Saturday, November 15, 2014

Celebrate This Week: On Discovering Your Own Writing Journey

Conferring with students this week about their NaNoWriMo stories, I am continually impressed with the progress they are making in their own writing journeys. One particular conference reinforced just how powerful having the time to figure things out is so crucial. Because of the extended nature of this project, the time has allowed this student to see how to move his story forward. He had a problem, and rather than coming to me and saying, "I don't know what to do!" he worked it out for himself. He didn't need hand-holding. He just needed time. I worry that we're dismissing too many young writers as incapable because we're not allowing them the benefit of time...

As Penny Kittle said at the MCTE conference a couple weeks ago:
We need to be looking at embracing all of our students as individuals and helping them on their own journeys instead of forcing everyone down the same pre-determined path.

So in that vein, I am celebrating all the ways my students are discovering their own learning journeys this week.  Here are some quotes from my students reflecting on their NaNoWriMo stories.

On discovering yourself as a writer:
"I have learned that I do best when I listen to music and try not to be a 'perfectionist.'" - Alex H.

"So far my story is going pretty well. Honestly, it feels good and strange saying that because I usually struggle with characterization. At the beginning I was contemplating my entire plot and storyline in a whole, but now I have most everything figured out. With that being said, since I just recently discovered my plot, I still have all of next week to write it, making the weeks following crucial and busy." - Erin R.

"I just write what comes to my mind and when the music speeds up, tension rises and when it slows down, tension falls." - Seth K. 

"I've learned that I actually have really good ideas in my mind that I didn't know I had." - Monse S.

On knowing your writing process:
"It can be lit ablaze with just a spark of imagination." - Jonah S. 

"I learned that my writing process is fairly simple. I just need time and concentration. Sometimes when I am stressed, ideas tend to come slower to me." - Hailey W.

On embracing excitement and uncertainty:
"My story idea in my head right now is what I've always wanted to write, my story blossomed before my eyes which I am pretty proud of myself for. I struggle with actually typing it though. I have everything in my head and then just spitting the words out can be pretty difficult. I get frustrated because I don't know how to word stuff or where to put what. I feel nervous going into next week, but I will make sure to make an improvement this weekend." - Alex H.

On realizing goals:
"10,000 words is not too many words as it may seem." - Jared M

On embracing independence:
"I don't really need help, plus I want to learn on my own sometimes." - Jacksen K.

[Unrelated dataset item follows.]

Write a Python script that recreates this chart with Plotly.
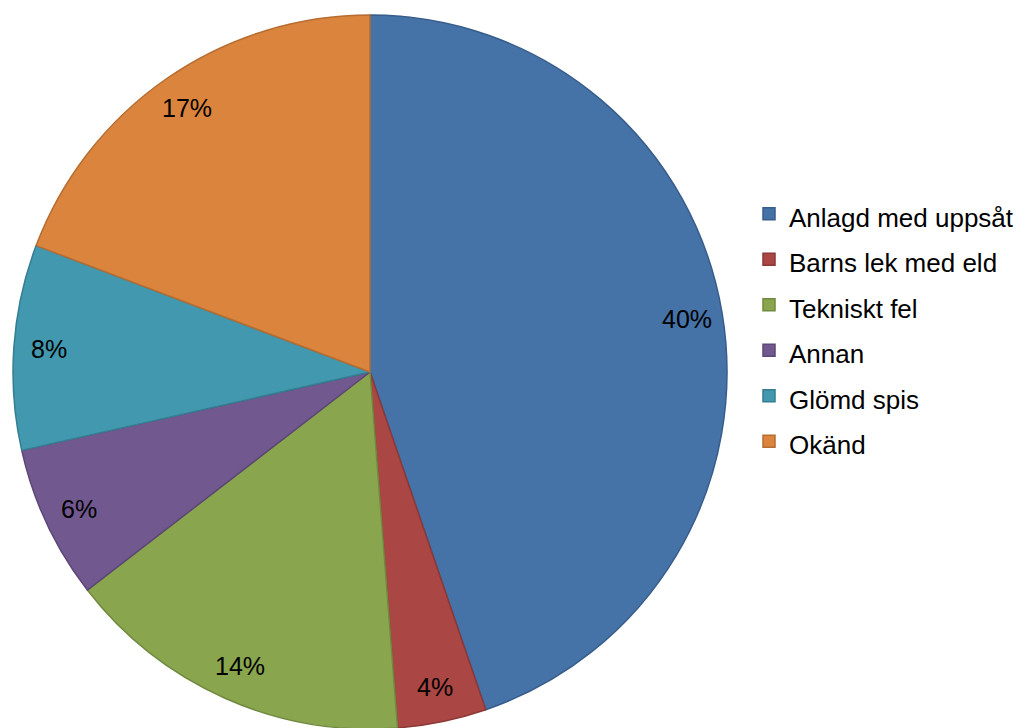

Celebrate This Week was established by Ruth Ayres


  1. Self-reflection helps the writers grow. It must be very interesting to read their stories and hear their reflections.

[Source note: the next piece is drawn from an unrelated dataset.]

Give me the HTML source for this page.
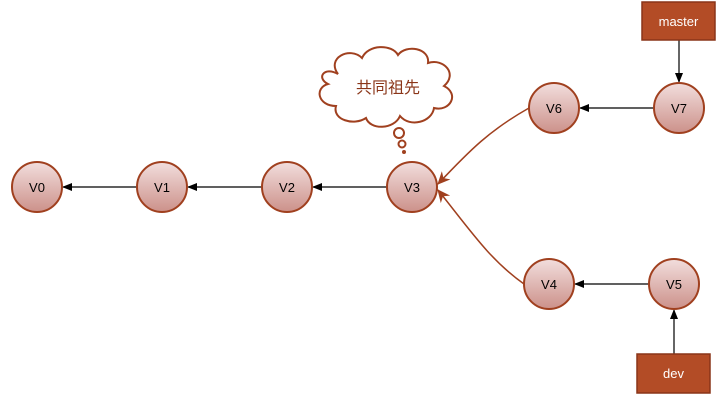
<!DOCTYPE html>
<html><head><meta charset="utf-8"><style>body{margin:0;background:#fff}svg{display:block}</style></head><body>
<svg width="718" height="400" viewBox="0 0 718 400" xmlns="http://www.w3.org/2000/svg">
<defs>
<linearGradient id="g" x1="0" y1="0" x2="0" y2="1"><stop offset="0" stop-color="#f2dedd"/><stop offset="1" stop-color="#cc918a"/></linearGradient>
<marker id="ab" markerWidth="10" markerHeight="8" refX="9" refY="4" orient="auto" markerUnits="userSpaceOnUse"><path d="M0,0 L10,4 L0,8 Z" fill="#000"/></marker>
<marker id="ar" markerWidth="14" markerHeight="12" refX="12" refY="6" orient="auto" markerUnits="userSpaceOnUse"><path d="M0,0 L13,6 L0,12 L4,6 Z" fill="#a0401f"/></marker>
</defs>
<g stroke="#000" stroke-width="1.2" marker-end="url(#ab)">
<line x1="137" y1="187" x2="63" y2="187"/>
<line x1="262" y1="187" x2="188" y2="187"/>
<line x1="387" y1="187" x2="313" y2="187"/>
<line x1="654" y1="108" x2="580" y2="108"/>
<line x1="649" y1="284" x2="575" y2="284"/>
<line x1="679" y1="40" x2="679" y2="82"/>
<line x1="674" y1="354" x2="674" y2="310"/>
</g>
<g stroke="#a0401f" stroke-width="1.5" fill="none" marker-end="url(#ar)">
<path d="M529,108 C490,130 470,150 438,184"/>
<path d="M524,284 C490,260 470,230 438,190"/>
</g>
<g stroke="#a0401f" stroke-width="2" fill="url(#g)">
<circle cx="37" cy="187" r="25"/><circle cx="162" cy="187" r="25"/><circle cx="287" cy="187" r="25"/><circle cx="412" cy="187" r="25"/>
<circle cx="554" cy="108" r="25"/><circle cx="679" cy="108" r="25"/><circle cx="549" cy="284" r="25"/><circle cx="674" cy="284" r="25"/>
</g>
<g font-family="Liberation Sans, sans-serif" font-size="13" text-anchor="middle" fill="#000">
<text x="37" y="192">V0</text><text x="162" y="192">V1</text><text x="287" y="192">V2</text><text x="412" y="192">V3</text>
<text x="554" y="113">V6</text><text x="679" y="113">V7</text><text x="549" y="289">V4</text><text x="674" y="289">V5</text>
</g>
<rect x="642" y="2" width="73" height="38" fill="#b34c26" stroke="#8a3518" stroke-width="1.5"/>
<text x="678.5" y="26" font-family="Liberation Sans, sans-serif" font-size="13" fill="#fff" text-anchor="middle">master</text>
<rect x="637" y="354" width="73" height="39" fill="#b34c26" stroke="#8a3518" stroke-width="1.5"/>
<text x="673.5" y="378" font-family="Liberation Sans, sans-serif" font-size="13" fill="#fff" text-anchor="middle">dev</text>
<path d="M338,74 C326,58 350,46 362,58 C368,44 392,44 398,55 C406,44 430,48 428,63 C444,58 458,74 444,86 C460,94 450,112 434,108 C432,122 410,128 400,116 C394,130 370,130 366,118 C354,126 332,120 336,106 C318,106 314,88 328,84 C316,78 324,66 338,74 Z" fill="#fff" stroke="#a0401f" stroke-width="2"/>
<text x="388" y="93" font-family="Liberation Sans, Noto Sans CJK SC, sans-serif" font-size="16" fill="#8a3518" text-anchor="middle">共同祖先</text>
<circle cx="399" cy="133" r="5" fill="#fff" stroke="#a0401f" stroke-width="2"/>
<circle cx="402" cy="144" r="3.5" fill="#fff" stroke="#a0401f" stroke-width="2"/>
<circle cx="404" cy="152" r="2" fill="#a0401f"/>
</svg>
</body></html>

  2. I love when people share student voices. So much wisdom in the honesty of our students. I really like this last comment from Jacksen. When students claim independence, it is wonderful to stand back and watch them go!

  3. Love this project so much! And what a great quote from the always-inspiring Penny Kittle. What would school look like if we respected that each student is on his or her own journey? If our job as the teacher was to coach, mentor, facilitate, and celebrate those journeys?

  4. Your standing back and allowing time and reflection is what we do try to do at my school, & even when they have individual topics, goals & time, the challenge almost is for the teacher to intuit when to step in. Teaching-complicated! The Kittle quote is so wise. Thanks for sharing these other wise words from students, too, Beth.